We are all on trial now.  Jamil Al-Amin is on trial on charges by prosecutors that he killed a Sheriff’s deputy in a shoot-out in Fulton County, Georgia.  The American legal system is on trial on charges by African-American activists that a black man can’t get a fair trial in America.  The immigrant Muslim community is on trial too.  We must make as big an issue about getting a fair trial for Jamil Al-Amin as we did about the immigrants who have been persecuted under the Counter-Terrorism Act.  If we do not, the restrained, yet audible, grumbling of Afro-American Muslims that immigrant Muslims fall short of the Islamic standards of brotherhood will get louder.  And make no mistake: those who hate Muslims will make sure that those complaints are heard by the general public and become a tool to drive a wedge between the Muslims and our natural allies in the African-American community.

I participated in a press conference organized by Mauri` Saalakhan, a supporter of Imam Jamil.  The thrust of my comments were that the Imam was entitled to a fair trial.  Except for SolidarityUSA and the Minaret of Freedom Institute only black-dominated groups were present.  In my computer inbox is a slew of e-mails on the arrest of immigrant Muslims in the wake of Sept. 11 from a wide variety of immigrant-dominated Muslim groups, but nothing, not one from any of those groups on the trial of Jamil Al-Amin that begins this week.  Nothing on the fact that the jury will be anonymous, giving the jurors who must decide his guilt or innocence the impression that Imam Jamil is in the same category as the organized crime figures who try to intimidate jurors.  Nothing on Imam Jamil’s protestations that the gag order imposed in response to his own attorney’s complaints about prosecutor’s leaks to the press has been used to prevent him from proclaiming his innocence. Nothing to publicize the exculpatory evidence that fairness demands should be introduced into evidence.  (The exculpatory evidence includes the fact that another man had confessed to the crime, the fact that the deputy’s description of the assailant’s eye color does not match Al-Amin’s, the fact that the police had originally claimed to have wounded the assailant while Al-Amin was discovered unwounded, and the fact that the vehicle shot-up in the incident had been repaired, with all the bullet holes removed, despite a judge’s orders to preserve the evidence.) Nothing on the fact that the prosecutors’ demand for the death penalty in this case is just one more example of the racist manner in which that punishment is discriminatorily employed. 

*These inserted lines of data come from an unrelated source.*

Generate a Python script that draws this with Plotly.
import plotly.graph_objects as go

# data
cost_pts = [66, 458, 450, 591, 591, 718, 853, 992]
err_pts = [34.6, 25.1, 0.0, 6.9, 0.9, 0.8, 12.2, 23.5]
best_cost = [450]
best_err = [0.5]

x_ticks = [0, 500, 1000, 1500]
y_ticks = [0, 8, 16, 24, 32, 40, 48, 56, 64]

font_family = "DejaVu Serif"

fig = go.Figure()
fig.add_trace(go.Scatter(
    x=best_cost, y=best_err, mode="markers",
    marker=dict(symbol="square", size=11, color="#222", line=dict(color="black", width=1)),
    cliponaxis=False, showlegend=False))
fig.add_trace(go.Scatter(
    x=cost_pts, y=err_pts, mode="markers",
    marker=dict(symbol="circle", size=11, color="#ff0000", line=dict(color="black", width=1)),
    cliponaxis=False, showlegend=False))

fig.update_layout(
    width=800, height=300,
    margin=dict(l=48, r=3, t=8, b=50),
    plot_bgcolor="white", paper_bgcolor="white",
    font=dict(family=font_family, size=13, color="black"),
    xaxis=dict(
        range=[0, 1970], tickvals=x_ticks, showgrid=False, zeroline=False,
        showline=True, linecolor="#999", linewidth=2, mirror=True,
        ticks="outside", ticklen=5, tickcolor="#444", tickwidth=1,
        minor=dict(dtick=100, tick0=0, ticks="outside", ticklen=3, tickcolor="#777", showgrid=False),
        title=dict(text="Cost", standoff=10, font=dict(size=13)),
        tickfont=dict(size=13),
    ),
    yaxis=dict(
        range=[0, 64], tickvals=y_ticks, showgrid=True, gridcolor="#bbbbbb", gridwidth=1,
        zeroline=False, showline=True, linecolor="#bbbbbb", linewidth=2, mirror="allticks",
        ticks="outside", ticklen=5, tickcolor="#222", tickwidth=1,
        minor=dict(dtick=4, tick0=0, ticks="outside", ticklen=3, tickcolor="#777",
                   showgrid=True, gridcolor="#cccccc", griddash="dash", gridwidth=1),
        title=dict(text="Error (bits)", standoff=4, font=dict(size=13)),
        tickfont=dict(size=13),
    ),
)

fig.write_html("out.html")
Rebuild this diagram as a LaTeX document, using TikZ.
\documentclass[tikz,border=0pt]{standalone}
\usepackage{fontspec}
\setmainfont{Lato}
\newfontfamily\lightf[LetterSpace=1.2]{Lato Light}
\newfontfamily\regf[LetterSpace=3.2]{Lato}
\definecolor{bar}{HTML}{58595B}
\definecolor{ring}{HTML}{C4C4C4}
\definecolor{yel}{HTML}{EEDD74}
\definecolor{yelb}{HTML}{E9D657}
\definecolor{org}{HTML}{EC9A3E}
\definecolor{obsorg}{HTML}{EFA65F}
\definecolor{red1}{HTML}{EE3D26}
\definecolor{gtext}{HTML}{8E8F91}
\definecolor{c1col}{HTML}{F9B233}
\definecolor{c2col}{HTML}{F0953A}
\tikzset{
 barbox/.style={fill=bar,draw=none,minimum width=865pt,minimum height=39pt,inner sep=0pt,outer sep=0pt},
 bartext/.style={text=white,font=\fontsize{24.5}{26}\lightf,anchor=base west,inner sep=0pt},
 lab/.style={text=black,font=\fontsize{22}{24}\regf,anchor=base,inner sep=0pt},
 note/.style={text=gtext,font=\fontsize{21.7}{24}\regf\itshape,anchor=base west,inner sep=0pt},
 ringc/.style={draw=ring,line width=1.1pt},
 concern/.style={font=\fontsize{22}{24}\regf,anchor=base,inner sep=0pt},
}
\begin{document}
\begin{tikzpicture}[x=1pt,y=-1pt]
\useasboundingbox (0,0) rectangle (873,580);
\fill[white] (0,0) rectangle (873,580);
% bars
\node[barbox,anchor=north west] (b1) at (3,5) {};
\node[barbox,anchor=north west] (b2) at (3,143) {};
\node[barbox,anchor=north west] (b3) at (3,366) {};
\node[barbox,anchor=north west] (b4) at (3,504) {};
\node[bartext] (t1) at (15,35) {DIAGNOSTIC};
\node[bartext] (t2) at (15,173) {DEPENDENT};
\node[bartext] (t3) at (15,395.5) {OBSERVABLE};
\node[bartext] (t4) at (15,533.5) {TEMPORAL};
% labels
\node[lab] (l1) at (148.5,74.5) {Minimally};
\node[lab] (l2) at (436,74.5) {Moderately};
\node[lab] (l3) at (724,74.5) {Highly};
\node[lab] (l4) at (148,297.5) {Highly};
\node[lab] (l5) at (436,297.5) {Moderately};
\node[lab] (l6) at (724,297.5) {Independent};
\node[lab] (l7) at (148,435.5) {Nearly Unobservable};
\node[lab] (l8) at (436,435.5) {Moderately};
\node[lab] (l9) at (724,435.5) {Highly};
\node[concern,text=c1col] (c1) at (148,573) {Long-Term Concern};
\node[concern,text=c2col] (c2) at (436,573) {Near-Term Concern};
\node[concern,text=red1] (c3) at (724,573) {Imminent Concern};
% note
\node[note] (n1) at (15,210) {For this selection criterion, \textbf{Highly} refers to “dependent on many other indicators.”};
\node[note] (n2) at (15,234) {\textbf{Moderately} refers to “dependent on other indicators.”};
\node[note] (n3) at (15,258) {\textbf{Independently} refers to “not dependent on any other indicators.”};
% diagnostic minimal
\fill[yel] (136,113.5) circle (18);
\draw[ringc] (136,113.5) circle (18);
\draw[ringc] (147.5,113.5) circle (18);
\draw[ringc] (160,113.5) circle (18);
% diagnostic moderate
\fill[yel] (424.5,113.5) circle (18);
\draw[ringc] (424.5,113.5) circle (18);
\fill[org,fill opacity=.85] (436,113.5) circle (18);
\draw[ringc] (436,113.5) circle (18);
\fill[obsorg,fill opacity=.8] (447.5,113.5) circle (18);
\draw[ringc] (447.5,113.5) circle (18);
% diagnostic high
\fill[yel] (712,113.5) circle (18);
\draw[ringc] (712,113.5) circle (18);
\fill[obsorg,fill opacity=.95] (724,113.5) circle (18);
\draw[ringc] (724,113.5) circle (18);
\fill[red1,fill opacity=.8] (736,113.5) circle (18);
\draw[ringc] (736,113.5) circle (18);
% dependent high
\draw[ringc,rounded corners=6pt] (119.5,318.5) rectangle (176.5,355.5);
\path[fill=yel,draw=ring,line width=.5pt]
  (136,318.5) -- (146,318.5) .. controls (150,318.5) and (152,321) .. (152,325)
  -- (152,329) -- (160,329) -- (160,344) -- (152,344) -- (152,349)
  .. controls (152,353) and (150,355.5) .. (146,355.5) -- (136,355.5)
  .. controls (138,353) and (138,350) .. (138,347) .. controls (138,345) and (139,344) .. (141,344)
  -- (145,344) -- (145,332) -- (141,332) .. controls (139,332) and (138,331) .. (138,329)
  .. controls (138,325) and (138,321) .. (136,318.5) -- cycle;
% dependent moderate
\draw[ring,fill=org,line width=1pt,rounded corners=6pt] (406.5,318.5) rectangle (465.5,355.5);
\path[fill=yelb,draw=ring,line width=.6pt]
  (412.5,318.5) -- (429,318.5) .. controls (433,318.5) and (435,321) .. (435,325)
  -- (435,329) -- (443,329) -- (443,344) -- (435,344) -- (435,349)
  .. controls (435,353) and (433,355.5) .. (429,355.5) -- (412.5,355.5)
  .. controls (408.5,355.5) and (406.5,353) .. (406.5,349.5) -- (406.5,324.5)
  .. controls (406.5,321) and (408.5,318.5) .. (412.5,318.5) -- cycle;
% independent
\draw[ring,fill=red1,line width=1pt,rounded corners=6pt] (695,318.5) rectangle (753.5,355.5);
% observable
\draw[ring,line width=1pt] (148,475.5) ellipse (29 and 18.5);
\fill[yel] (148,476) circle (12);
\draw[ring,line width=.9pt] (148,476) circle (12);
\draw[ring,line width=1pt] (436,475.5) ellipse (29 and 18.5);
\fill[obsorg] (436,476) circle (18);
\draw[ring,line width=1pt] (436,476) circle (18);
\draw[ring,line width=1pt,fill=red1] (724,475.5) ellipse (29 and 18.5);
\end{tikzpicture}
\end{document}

Why this disparity in the immigrant populations’ attitude?  Is the problem the seriousness of the charge?  Cop-killing is a very serious in charge indeed, but so is funding terrorism.  The seriousness of that charge did not prevent the Council on American-Islamic Relations (2002) from issuing a press release denouncing the fact that Rabih Haddad’s detention hearing would be closed to the public. 

One close immigrant Muslim expressed concern over the fact that Jamil Al-Amin, formerly civil rights activist H. Rap Brown, has made some very extreme statements in the past.  Al-Amin had been identified as a threat to the American way of life in a National Review article for saying that the American Constitution is "in its main essence, diametrically opposed to what Allah has commanded." This is certainly an extreme statement and it is one to which the overwhelming majority of immigrants, myself included, would take exception.  But is he not, as an American protected by the Constitution as WE understand it, entitled to state his opinion? Neither this opinion no any other that I have ever heard ascribed to Imam Jamil is grounds for denying him a fair trial.

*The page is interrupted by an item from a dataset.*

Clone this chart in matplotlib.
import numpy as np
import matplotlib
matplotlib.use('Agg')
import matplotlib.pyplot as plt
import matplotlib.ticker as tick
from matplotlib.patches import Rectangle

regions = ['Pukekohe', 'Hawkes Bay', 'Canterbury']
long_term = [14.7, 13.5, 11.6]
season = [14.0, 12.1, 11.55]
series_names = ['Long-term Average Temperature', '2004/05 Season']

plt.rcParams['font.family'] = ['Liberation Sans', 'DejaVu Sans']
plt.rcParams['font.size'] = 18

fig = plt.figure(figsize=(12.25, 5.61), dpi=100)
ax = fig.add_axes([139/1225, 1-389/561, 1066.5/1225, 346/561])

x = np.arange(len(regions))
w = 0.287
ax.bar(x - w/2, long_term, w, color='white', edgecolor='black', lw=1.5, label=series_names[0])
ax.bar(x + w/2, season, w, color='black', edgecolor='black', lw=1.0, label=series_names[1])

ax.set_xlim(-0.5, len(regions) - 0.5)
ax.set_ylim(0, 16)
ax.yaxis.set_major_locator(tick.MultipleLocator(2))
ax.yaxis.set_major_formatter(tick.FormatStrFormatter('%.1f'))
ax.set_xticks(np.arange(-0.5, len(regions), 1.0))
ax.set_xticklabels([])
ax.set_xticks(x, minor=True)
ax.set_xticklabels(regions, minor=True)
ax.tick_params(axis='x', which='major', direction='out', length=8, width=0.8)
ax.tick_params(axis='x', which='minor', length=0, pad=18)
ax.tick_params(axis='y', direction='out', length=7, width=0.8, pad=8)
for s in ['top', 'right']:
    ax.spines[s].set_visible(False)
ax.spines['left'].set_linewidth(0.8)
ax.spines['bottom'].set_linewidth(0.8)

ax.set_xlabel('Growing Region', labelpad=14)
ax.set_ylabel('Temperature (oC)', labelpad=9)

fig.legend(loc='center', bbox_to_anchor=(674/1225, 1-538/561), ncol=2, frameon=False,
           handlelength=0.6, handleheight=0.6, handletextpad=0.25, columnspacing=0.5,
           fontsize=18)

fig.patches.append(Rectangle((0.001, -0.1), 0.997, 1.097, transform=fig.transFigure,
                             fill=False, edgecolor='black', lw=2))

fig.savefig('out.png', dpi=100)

Imam Jamil is just one of many Muslim critics of American policy who have been targeted by neoconservative columnists and commentators.  In recent weeks Palestinian professor Mazen al-Najjar has been incarcerated on secret evidence despite a judge’s order that previously secured his release after over three years of unexplained detention without charge and University of South Florida professor Sami al-Arian was fired from his tenured faculty position after having been assaulted with a list of long-refuted allegations on the O’Reilly Factor television program.  While each case is different (Al-Amin earned a reputation as a fiery activist during the civil rights movement before his conversion to Islam; al-Arian is an intellectual who has been an effective advocate for the Palestinian cause; and Al-Najjar is quiet man whose only claim to fame is that he is Al-Arian’s brother-in-law), there is a pattern in the efforts of neoconservatives to de-legitimize Muslims who believe that political activism is a necessary part of being a good religious person.  As the persecutors of Muslims do not discriminate between immigrants and converts (or as we prefer to say, “reverts”) so we American Muslims must stick together in our demands for justice “like a solid cemented structure” as the imams like to say when they tell us to line up for prayer.

I have always respectfully disagreed with Imam Jamil’s claim that injustice is an inherent part of the American system of government. I earnestly pray that this trial will be conducted in a manner that shows that I am right and he is wrong.  I ask all Muslims to join in that prayer and in acting to make it so.


Council on American-Islamic Relations 2002, “Rep. Conyers Expresses Outrage over Closing of Detention Hearing For Respected Muslim Pastor,” press release (1/2).